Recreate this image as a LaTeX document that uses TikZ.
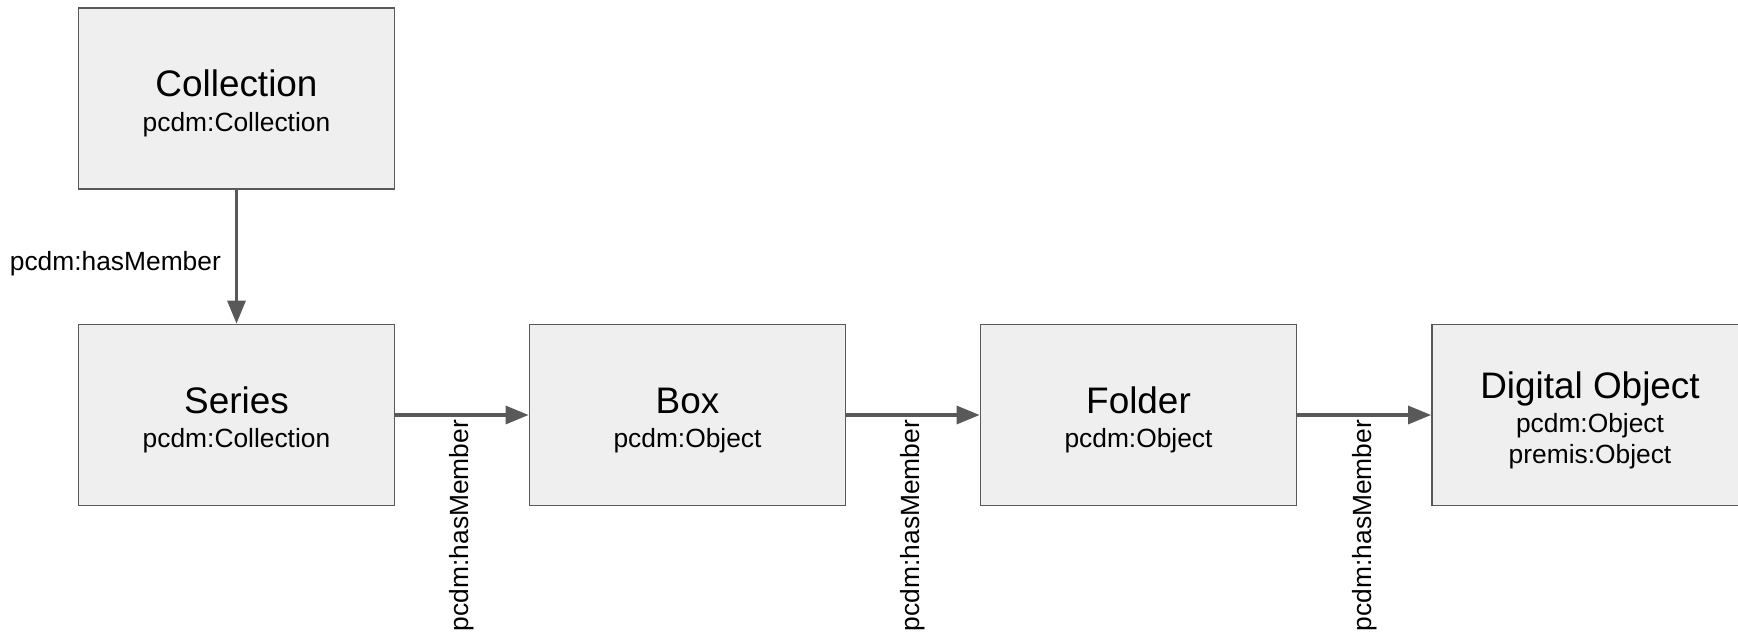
\documentclass[tikz,border=0pt]{standalone}
\usepackage{fontspec}
\setmainfont{Liberation Sans}
\usetikzlibrary{arrows.meta}
\definecolor{boxfill}{HTML}{EFEFEF}
\definecolor{linegray}{HTML}{595959}
\newcommand{\titletext}[1]{\rule{0pt}{21pt}{\fontsize{21}{17.4}\selectfont #1}\\[2.2pt]}
\tikzset{
  entity/.style={draw=linegray, fill=boxfill, line width=1pt,
    minimum width=6.32cm, minimum height=3.62cm, align=center,
    font=\fontsize{15}{17.4}\selectfont},
  hasmember/.style={draw=linegray, line width=1.8pt,
    -{Triangle[length=0.46cm,width=0.36cm]}},
  sidelabel/.style={font=\fontsize{15}{18}\selectfont, inner sep=3pt},
}
\begin{document}
\begin{tikzpicture}
      \useasboundingbox (0,0) rectangle (34.76,-12.76);
      \draw
        (4.73,-1.97) node[entity] (collection){\titletext{Collection}pcdm:Collection}
        (4.73,-8.30) node[entity] (series){\titletext{Series}pcdm:Collection}
        (13.75,-8.30) node[entity] (box){\titletext{Box}pcdm:Object}
        (22.77,-8.30) node[entity] (folder){\titletext{Folder}pcdm:Object}
        (31.80,-8.30) node[entity] (digital){\titletext{Digital Object}pcdm:Object\\premis:Object};
      \begin{scope}[hasmember]
        \draw (collection) to node[sidelabel, pos=0.55, left=5pt] {pcdm:hasMember} (series);
        \draw (series) to node[sidelabel, midway, rotate=90, anchor=east, xshift=1pt] {pcdm:hasMember} (box);
        \draw (box) to node[sidelabel, midway, rotate=90, anchor=east, xshift=1pt] {pcdm:hasMember} (folder);
        \draw (folder) to node[sidelabel, midway, rotate=90, anchor=east, xshift=1pt] {pcdm:hasMember} (digital);
      \end{scope}
    \end{tikzpicture}
\end{document}
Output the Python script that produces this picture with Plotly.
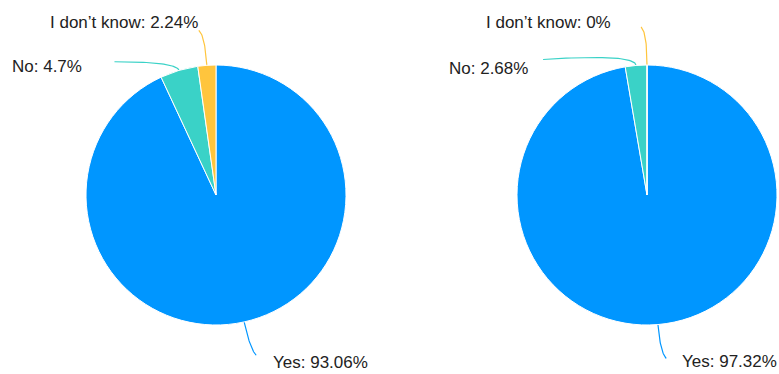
import math
import plotly.graph_objects as go

# Survey answers, two groups shown side by side
categories = ["Yes", "No", "I don\u2019t know"]
group_a = [93.06, 4.7, 2.24]
group_b = [97.32, 2.68, 0]

colors = ["#0096FF", "#3AD2C7", "#FFC53D"]

W, H = 779, 374
R = 130
centers = [(216, 195), (647, 195)]

# per-label leader layout: (radial length, bend dx, bend dy, text dx, text dy, text anchor)
leader_a = [
    (28, 6, 6, 15, 7, "left"),
    (9, -62, 0, -30, 5, "right"),
    (31, -6, -4, 1, -8, "right"),
]
leader_b = [
    (28, 6, 6, 14, 3, "left"),
    (12, -92, 6, -13, 9, "right"),
    (33, -6, -5, -28, -5, "right"),
]

FONT = dict(family="Liberation Sans, Arial, sans-serif", size=17, color="#222222")

fig = go.Figure()
annotations = []

for (cx, cy), values, leaders in zip(centers, [group_a, group_b], [leader_a, leader_b]):
    fig.add_trace(go.Pie(
        labels=categories,
        values=values,
        sort=False,
        direction="clockwise",
        rotation=0,
        marker=dict(colors=colors, line=dict(color="white", width=1)),
        textinfo="none",
        hoverinfo="skip",
        showlegend=False,
        domain=dict(x=[(cx - R) / W, (cx + R) / W], y=[1 - (cy + R) / H, 1 - (cy - R) / H]),
    ))

    total = sum(values)
    start = 0.0
    for cat, val, col, (ln, bdx, bdy, tdx, tdy, anchor) in zip(categories, values, colors, leaders):
        span = 360.0 * val / total
        mid = math.radians(start + span / 2)
        start += span
        ux, uy = math.sin(mid), -math.cos(mid)
        p0 = (cx + R * ux, cy + R * uy)
        p1 = (p0[0] + ln * ux, p0[1] + ln * uy)
        p2 = (p1[0] + bdx, p1[1] + bdy)
        xs, ys = [], []
        n = 30
        for i in range(n + 1):
            t = i / n
            a, b, c = (1 - t) ** 2, 2 * (1 - t) * t, t ** 2
            xs.append(a * p0[0] + b * p1[0] + c * p2[0])
            ys.append(a * p0[1] + b * p1[1] + c * p2[1])
        fig.add_trace(go.Scatter(
            x=xs, y=ys, mode="lines",
            line=dict(color=col, width=1.2),
            hoverinfo="skip", showlegend=False,
        ))
        annotations.append(dict(
            x=p2[0] + tdx, y=p2[1] + tdy, xref="x", yref="y",
            text=f"{cat}: {val:g}%", showarrow=False,
            xanchor=anchor, yanchor="middle", font=FONT,
        ))

fig.update_layout(
    width=W, height=H,
    margin=dict(l=0, r=0, t=0, b=0),
    paper_bgcolor="white", plot_bgcolor="rgba(0,0,0,0)",
    xaxis=dict(range=[0, W], visible=False, domain=[0, 1], fixedrange=True),
    yaxis=dict(range=[H, 0], visible=False, domain=[0, 1], fixedrange=True),
    annotations=annotations,
    hovermode=False,
)

fig.write_html("out.html")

Stated exercise -
Give back the whole listing as it stands, minus its pictures.

Result of this task -
Recreate this image as a LaTeX document that uses TikZ.
\documentclass[tikz,border=0pt]{standalone}
\usepackage{fontspec}
\setmainfont{Liberation Sans}
\usetikzlibrary{arrows.meta}
\definecolor{boxfill}{HTML}{EFEFEF}
\definecolor{linegray}{HTML}{595959}
\newcommand{\titletext}[1]{\rule{0pt}{21pt}{\fontsize{21}{17.4}\selectfont #1}\\[2.2pt]}
\tikzset{
  entity/.style={draw=linegray, fill=boxfill, line width=1pt,
    minimum width=6.32cm, minimum height=3.62cm, align=center,
    font=\fontsize{15}{17.4}\selectfont},
  hasmember/.style={draw=linegray, line width=1.8pt,
    -{Triangle[length=0.46cm,width=0.36cm]}},
  sidelabel/.style={font=\fontsize{15}{18}\selectfont, inner sep=3pt},
}
\begin{document}
\begin{tikzpicture}
      \useasboundingbox (0,0) rectangle (34.76,-12.76);
      \draw
        (4.73,-1.97) node[entity] (collection){\titletext{Collection}pcdm:Collection}
        (4.73,-8.30) node[entity] (series){\titletext{Series}pcdm:Collection}
        (13.75,-8.30) node[entity] (box){\titletext{Box}pcdm:Object}
        (22.77,-8.30) node[entity] (folder){\titletext{Folder}pcdm:Object}
        (31.80,-8.30) node[entity] (digital){\titletext{Digital Object}pcdm:Object\\premis:Object};
      \begin{scope}[hasmember]
        \draw (collection) to node[sidelabel, pos=0.55, left=5pt] {pcdm:hasMember} (series);
        \draw (series) to node[sidelabel, midway, rotate=90, anchor=east, xshift=1pt] {pcdm:hasMember} (box);
        \draw (box) to node[sidelabel, midway, rotate=90, anchor=east, xshift=1pt] {pcdm:hasMember} (folder);
        \draw (folder) to node[sidelabel, midway, rotate=90, anchor=east, xshift=1pt] {pcdm:hasMember} (digital);
      \end{scope}
    \end{tikzpicture}
\end{document}
Output the Python script that produces this picture with Plotly.
import math
import plotly.graph_objects as go

# Survey answers, two groups shown side by side
categories = ["Yes", "No", "I don\u2019t know"]
group_a = [93.06, 4.7, 2.24]
group_b = [97.32, 2.68, 0]

colors = ["#0096FF", "#3AD2C7", "#FFC53D"]

W, H = 779, 374
R = 130
centers = [(216, 195), (647, 195)]

# per-label leader layout: (radial length, bend dx, bend dy, text dx, text dy, text anchor)
leader_a = [
    (28, 6, 6, 15, 7, "left"),
    (9, -62, 0, -30, 5, "right"),
    (31, -6, -4, 1, -8, "right"),
]
leader_b = [
    (28, 6, 6, 14, 3, "left"),
    (12, -92, 6, -13, 9, "right"),
    (33, -6, -5, -28, -5, "right"),
]

FONT = dict(family="Liberation Sans, Arial, sans-serif", size=17, color="#222222")

fig = go.Figure()
annotations = []

for (cx, cy), values, leaders in zip(centers, [group_a, group_b], [leader_a, leader_b]):
    fig.add_trace(go.Pie(
        labels=categories,
        values=values,
        sort=False,
        direction="clockwise",
        rotation=0,
        marker=dict(colors=colors, line=dict(color="white", width=1)),
        textinfo="none",
        hoverinfo="skip",
        showlegend=False,
        domain=dict(x=[(cx - R) / W, (cx + R) / W], y=[1 - (cy + R) / H, 1 - (cy - R) / H]),
    ))

    total = sum(values)
    start = 0.0
    for cat, val, col, (ln, bdx, bdy, tdx, tdy, anchor) in zip(categories, values, colors, leaders):
        span = 360.0 * val / total
        mid = math.radians(start + span / 2)
        start += span
        ux, uy = math.sin(mid), -math.cos(mid)
        p0 = (cx + R * ux, cy + R * uy)
        p1 = (p0[0] + ln * ux, p0[1] + ln * uy)
        p2 = (p1[0] + bdx, p1[1] + bdy)
        xs, ys = [], []
        n = 30
        for i in range(n + 1):
            t = i / n
            a, b, c = (1 - t) ** 2, 2 * (1 - t) * t, t ** 2
            xs.append(a * p0[0] + b * p1[0] + c * p2[0])
            ys.append(a * p0[1] + b * p1[1] + c * p2[1])
        fig.add_trace(go.Scatter(
            x=xs, y=ys, mode="lines",
            line=dict(color=col, width=1.2),
            hoverinfo="skip", showlegend=False,
        ))
        annotations.append(dict(
            x=p2[0] + tdx, y=p2[1] + tdy, xref="x", yref="y",
            text=f"{cat}: {val:g}%", showarrow=False,
            xanchor=anchor, yanchor="middle", font=FONT,
        ))

fig.update_layout(
    width=W, height=H,
    margin=dict(l=0, r=0, t=0, b=0),
    paper_bgcolor="white", plot_bgcolor="rgba(0,0,0,0)",
    xaxis=dict(range=[0, W], visible=False, domain=[0, 1], fixedrange=True),
    yaxis=dict(range=[H, 0], visible=False, domain=[0, 1], fixedrange=True),
    annotations=annotations,
    hovermode=False,
)

fig.write_html("out.html")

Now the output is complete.